Frequency balance is handled by A-weighting, which models the human ear's actual sensitivity curve across frequency.
Dynamic range is managed continuously using percentile tracking instead of fixed scaling, with a noise gate suppressing background hiss.
The spectrum uses asymmetric smoothing: energy attacks instantly so every transient is captured at full resolution, while the decay tail uses an exponential moving average for a smooth release.
Animation is basically a spring damper model. Energy diffuses laterally between neighboring bands, which produces a fluid motion instead of twitchiness.
To have it rendered at 60+ FPS while keeping perf high: Unicode block characters to achieve smooth gradients without expensive redraws. The terminal is only cleared once per frame, layout is recomputed only when geometry changes, and output is written in large contiguous chunks to avoid flicker.
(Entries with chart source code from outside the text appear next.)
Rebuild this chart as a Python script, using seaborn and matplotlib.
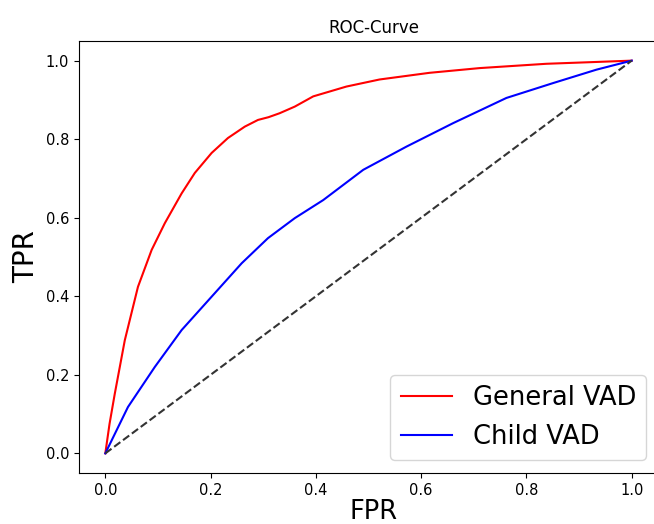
import matplotlib
matplotlib.use("Agg")
import matplotlib.pyplot as plt
import seaborn as sns
import pandas as pd

general_fpr = [0.0, 0.008, 0.018, 0.037, 0.062, 0.088, 0.113, 0.145, 0.170, 0.202, 0.233, 0.265,
               0.290, 0.310, 0.331, 0.360, 0.395, 0.458, 0.521, 0.616, 0.711, 0.838, 0.92, 1.0]
general_tpr = [0.0, 0.075, 0.152, 0.288, 0.424, 0.518, 0.586, 0.662, 0.714, 0.765, 0.803, 0.832,
               0.849, 0.856, 0.866, 0.883, 0.909, 0.934, 0.952, 0.969, 0.981, 0.992, 0.996, 1.0]

child_fpr = [0.0, 0.043, 0.094, 0.145, 0.202, 0.259, 0.309, 0.360, 0.414, 0.490, 0.572,
             0.661, 0.762, 0.851, 0.933, 1.0]
child_tpr = [0.0, 0.118, 0.220, 0.314, 0.399, 0.484, 0.548, 0.599, 0.645, 0.722, 0.781,
             0.841, 0.905, 0.943, 0.977, 1.0]

diag = [0.0, 1.0]

fig = plt.figure(figsize=(6.54, 5.24), dpi=100)
ax = fig.add_axes([79/654, 51/524, 590/654, 432/524])

df_g = pd.DataFrame({"FPR": general_fpr, "TPR": general_tpr})
df_c = pd.DataFrame({"FPR": child_fpr, "TPR": child_tpr})
sns.lineplot(data=df_g, x="FPR", y="TPR", sort=False, color="red", lw=1.5, label="General VAD", ax=ax)
sns.lineplot(data=df_c, x="FPR", y="TPR", sort=False, color="blue", lw=1.5, label="Child VAD", ax=ax)
ax.plot(diag, diag, linestyle="--", color="#333333", lw=1.5)

ax.set_xlim(-0.05, 1.05 + 11/527)
ax.set_ylim(-0.05, 1.05)
ax.set_xticks([0.0, 0.2, 0.4, 0.6, 0.8, 1.0])
ax.set_yticks([0.0, 0.2, 0.4, 0.6, 0.8, 1.0])
ax.tick_params(labelsize=10.5)
ax.set_title("ROC-Curve", fontsize=12)
ax.set_xlabel("FPR", fontsize=18.5, labelpad=1)
ax.set_ylabel("TPR", fontsize=20)
leg = ax.legend(loc="lower right", fontsize=18.5, bbox_to_anchor=(1.0 - 10/590, 0.0))

fig.savefig("out.png", dpi=100)
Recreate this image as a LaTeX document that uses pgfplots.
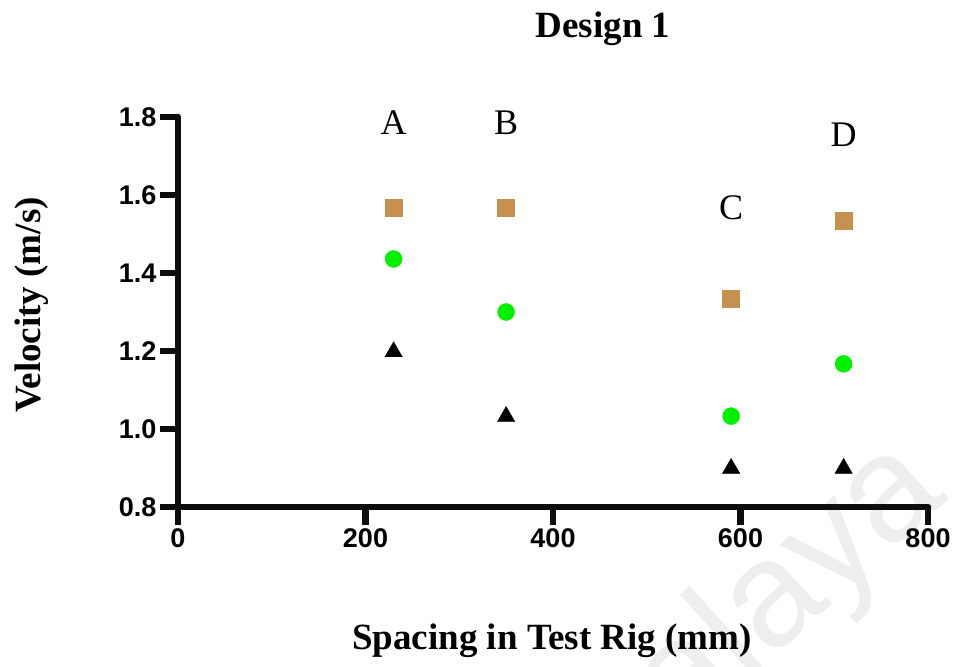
\documentclass[border=0pt]{standalone}
\usepackage{pgfplots}
\pgfplotsset{compat=1.18}
\usepackage{fontspec}
\setmainfont{Liberation Serif}
\setsansfont{Liberation Sans}
\definecolor{sq}{HTML}{C4914E}
\definecolor{gr}{HTML}{00F000}
\definecolor{wm}{HTML}{EEEEEE}
\begin{document}
\begin{tikzpicture}
\useasboundingbox (0,0) rectangle (960pt,666pt);
\begin{scope}
\clip (0,0) rectangle (960pt,666pt);
\node[font=\fontsize{150}{150}\selectfont\sffamily, text=wm, rotate=42, anchor=base east, inner sep=0pt] at (950pt,168pt) {Malaya};
\end{scope}
\begin{axis}[
  at={(178pt,159pt)}, anchor=south west,
  scale only axis, width=750pt, height=390pt,
  xmin=0, xmax=800, ymin=0.8, ymax=1.8,
  axis x line=bottom, axis y line=left,
  axis line style={-, line width=6.5pt, black!95, line cap=round},
  xtick={0,200,400,600,800},
  ytick={0.8,1.0,1.2,1.4,1.6,1.8},
  tick align=outside,
  major tick length=18pt,
  every tick/.style={line width=6.5pt, black!95},
  yticklabel style={/pgf/number format/fixed, /pgf/number format/fixed zerofill, /pgf/number format/precision=1},
  tick label style={font=\fontsize{27}{27}\selectfont\sffamily\bfseries, /pgf/number format/assume math mode=true},
  clip=false,
]
\addplot[only marks, mark=square*, mark size=8.5pt, color=sq] coordinates {
 (230,1.567) (350,1.567) (590,1.333) (710,1.533)};
\addplot[only marks, mark=*, mark size=8.5pt, color=gr] coordinates {
 (230,1.436) (350,1.300) (590,1.033) (710,1.167)};
\addplot[only marks, mark=triangle*, mark size=10pt, color=black] coordinates {
 (230,1.198) (350,1.032) (590,0.899) (710,0.899)};
\node[font=\fontsize{36}{36}\selectfont] at (axis cs:230,1.786) {A};
\node[font=\fontsize{36}{36}\selectfont] at (axis cs:350,1.786) {B};
\node[font=\fontsize{36}{36}\selectfont] at (axis cs:590,1.568) {C};
\node[font=\fontsize{36}{36}\selectfont] at (axis cs:710,1.754) {D};
\end{axis}
\node[font=\fontsize{37}{37}\selectfont\bfseries] at (603pt,637pt) {Design 1};
\node[font=\fontsize{37}{37}\selectfont\bfseries] at (552pt,25pt) {Spacing in Test Rig (mm)};
\node[font=\fontsize{37}{37}\selectfont\bfseries, rotate=90] at (32pt,361pt) {Velocity (m/s)};
\end{tikzpicture}
\end{document}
You're probably familiar with CAVA and similar tools.
How both differ?
| Feature | CAVA | Lookas |
|---|---|---|
| Mapping | Logarithmic | Mel-scale |
| Dynamics | Autosens / Manual | Percentile tracking |
| Noise | Basic reduction | Explicit noise gate |
| Balance | Per-bar EQ | A-weighting |
| Smoothing | Quadratic gravity | Asymmetric EMA |
| Physics | Gravity fall-off | Spring-damper system |
| Interaction | None | Lateral energy diffusion |
Visual comparison
Both Lookas ( ← ) and CAVA ( → ) are running on default configs
f.mp4
Simply run:
cargo install lookasIf your system already has working audio (microphone or system sound), it will just run.
Important
On very minimal Linux installs, you might be missing a couple of audio packages. If the program fails to start or can't capture audio, run:
sudo apt install -y libasound2-dev pulseaudio-utilsThis works for both PulseAudio and PipeWire systems (via pipewire-pulse).
Just run:
lookasIt will attempt to start with system audio. If system audio isn't available, it automatically falls back to microphone input.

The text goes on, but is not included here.